This invention relates generally to heat pipes, and more specifically to methods for making sintered metal heat pipe wicks.
Heat pipes use successive evaporation and condensation of a working fluid to transport thermal energy, or heat, from a heat source to a heat sink. Because most fluids have a high heat of vaporization, heat pipes can transport in a vaporized working fluid very large amounts of heat. Further, the heat can be transported over relatively small temperature differences between the heat source and heat sink. Heat pipes generally use capillary forces through a porous wick to return condensed working fluid, or condensate, from a heat pipe condenser section (where transported thermal energy is given up at the heat sink) to an evaporator section (where the thermal energy to be transported is absorbed from the heat source).
Heat pipe wicks are typically made by wrapping metal screening of felt metal around a cylindrically shaped mandrel, inserting the mandrel and wrapped wick inside a heat pipe container and then removing the mandrel. Thus constructed heat pipe wicks are particularly susceptible to developing hot spots where the liquid condensate being wicked back to the evaporator section boils away and impedes or blocks liquid movement. Such hot spots usually occur at gaps between the wick and the inside wall of the container, and also at nonhomogeneous locations, such as dense areas or relatively large voids, in the wick structure itself. These gaps and other nonhomogeneties are nearly impossible to avoid using conventional wick construction methods.
Gaps between the container and wick arise primarily from difficulties in attaching or adhering the wick structure to the inside wall. The wick is generally force fit inside the container so that residual internal stresses hold it in place. Unfortunately, over time the high temperatures from operation of the heat pipe anneal the wick, which reduces the internal stresses and allows the wick to pull away from the inside wall. Attempts to use bonding agents or cements to bond the wick structure to the inside wall meet with the difficulty, shared with the binders used to make felt metal, that typical bonding agents disintegrate at high pipe temperatures.
Nonhomogeneties are inherent in most wick structures. Prior art attempts to make a more homogeneous, or more uniformly nonhomogeneous, wick structure, and also to avoid the problems caused by annealing, include the use of sintered metal heat pipe wicks. Sintered metal is attractive as a wicking material because it is easily formed into a variety of shapes and the prior art has developed a variety of methods for making sintered metal of varying porosity and differing morphologies. Prior art sintered metal wicks have been made primarily by filling powered metal into the space between a mandrel and a heat pipe container and then heating the powder to sinter together the individual particles and make a porous wick. The mandrel, having been previously surface treated to aid separation, is then removed from inside the sintered wick. Unfortunately, these methods for making sintered metal wicks produce wicks that still suffer from nonhomogeneties and from an imperfect fit between the inside surface of the container and the wick. A particular problem with such methods is that it is very difficult to keep an even spacing between the mandrel and inside wall to produce a wick of even thickness.

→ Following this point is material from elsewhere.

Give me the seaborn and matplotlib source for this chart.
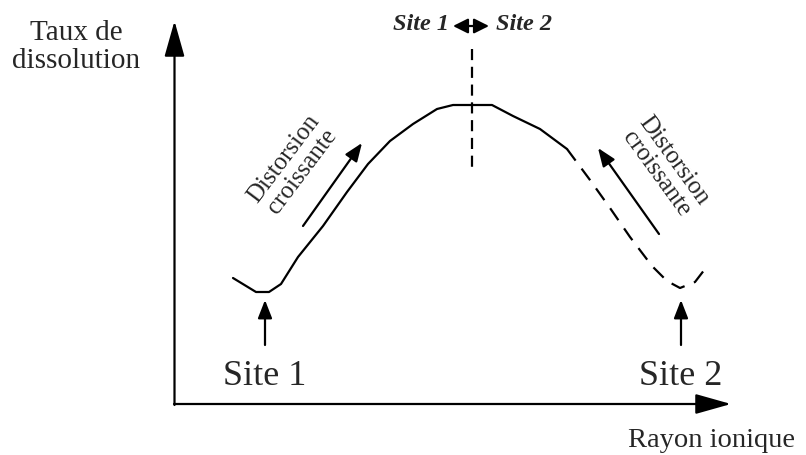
import matplotlib
matplotlib.use("Agg")
import matplotlib.pyplot as plt
import seaborn as sns

# schematic curve (drawing units, y grows downward)
solid_x = [233, 256, 269, 281, 298, 323, 347, 368, 390, 413, 437, 453, 492, 513, 540, 567]
solid_y = [279, 293, 293, 285, 258, 227, 193, 165, 142, 125, 110, 106, 106, 117, 130, 150]
dash_x = [567, 590, 610, 630, 652, 667, 680, 695, 705]
dash_y = [150, 181, 209, 238, 267, 282, 289, 283, 270]

site_labels = ["Site 1", "Site 2"]
site_x = [265, 681]

sns.set_style("white")
plt.rcParams['font.family'] = ['Liberation Serif', 'DejaVu Serif']

fig = plt.figure(figsize=(8.06, 4.56), dpi=100)
ax = fig.add_axes([0, 0, 1, 1])
ax.set_xlim(0, 806)
ax.set_ylim(456, 0)
ax.axis('off')

sns.lineplot(x=solid_x, y=solid_y, ax=ax, color='black', lw=1.6, sort=False, estimator=None)
sns.lineplot(x=dash_x, y=dash_y, ax=ax, color='black', lw=1.6, sort=False, estimator=None,
             linestyle=(0, (6.5, 4.5)))

big_arrow = dict(arrowstyle='-|>,head_length=2.2,head_width=0.62', color='black', lw=1.6,
                 shrinkA=0, shrinkB=0)
arrow = dict(arrowstyle='-|>,head_length=1.1,head_width=0.43', color='black', lw=1.6,
             shrinkA=0, shrinkB=0)

# axes
ax.annotate('', xy=(174.5, 22), xytext=(174.5, 406), arrowprops=big_arrow)
ax.annotate('', xy=(731, 405), xytext=(174, 405), arrowprops=big_arrow)
ax.text(76, 47, 'Taux de\ndissolution', ha='center', va='center', fontsize=21, linespacing=1.1)
ax.text(711, 441, 'Rayon ionique', ha='center', va='center', fontsize=20.5)

# site markers
for lab, sx in zip(site_labels, site_x):
    ax.annotate('', xy=(sx, 301), xytext=(sx, 346), arrowprops=arrow)
    ax.text(sx, 385, lab, ha='center', va='baseline', fontsize=26)

# boundary between sites
ax.plot([472, 472], [50, 170], color='black', lw=1.6, linestyle=(0, (5, 3)))
ax.text(449, 25, 'Site 1', ha='right', va='center', fontsize=17.5, fontweight='bold', style='italic')
ax.text(496, 25, 'Site 2', ha='left', va='center', fontsize=17.5, fontweight='bold', style='italic')
ax.annotate('', xy=(489, 27), xytext=(453, 27),
            arrowprops=dict(arrowstyle='<|-|>,head_length=0.9,head_width=0.45', color='black',
                            lw=1.6, shrinkA=0, shrinkB=0))

# distortion arrows
ax.annotate('', xy=(362, 144), xytext=(303, 227), arrowprops=arrow)
ax.text(293, 165, 'Distorsion\ncroissante', ha='center', va='center', fontsize=18,
        rotation=53, linespacing=1.0)
ax.annotate('', xy=(598, 149), xytext=(659, 235), arrowprops=arrow)
ax.text(665, 167, 'Distorsion\ncroissante', ha='center', va='center', fontsize=18,
        rotation=-54, linespacing=1.0)

fig.savefig('out.png', dpi=100)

Another attempt by the prior art to avoid wick material problems includes using, instead of wick material, longitudinal grooves in the heat pipe container inside wall to wick condensate back to the evaporator section. Grooves and other structural wicking aids, however, are used most advantageously in combination with porous wicks.
Thus it is seen that there is a need for improved heat pipe wicks that avoid both nonhomogeneties in the wick material and gaps between the container inside wall and the wick.
It is, therefore, a principal object of the present invention to provide an improved method for making sintered metal heat pipe wicks that are homogeneous and firmly attached without gaps to the inside wall of the heat pipe container.
It is another object of the invention to provide a method for making sintered metal heat pipe wicks that are of exceptionally accurate and even thickness over the heat pipe container inside wall.
It is a feature of the invention that it produces sintered metal heat pipe wicks of uniformly varying pore sizes.
It is another feature of the invention that it uses a precursor wick material comprising a slurry that can be poured over a variety of different heat pipe container inside wall shapes and attachments so that the final heat pipe wick provides a complete cover for such attachments without substantially interfering with the operation of the wick.
It is an advantage of the invention that its use of a pourable slurry permits making a wick in tight spaces and around corners so that it can be used to manufacture wicks of complex shapes.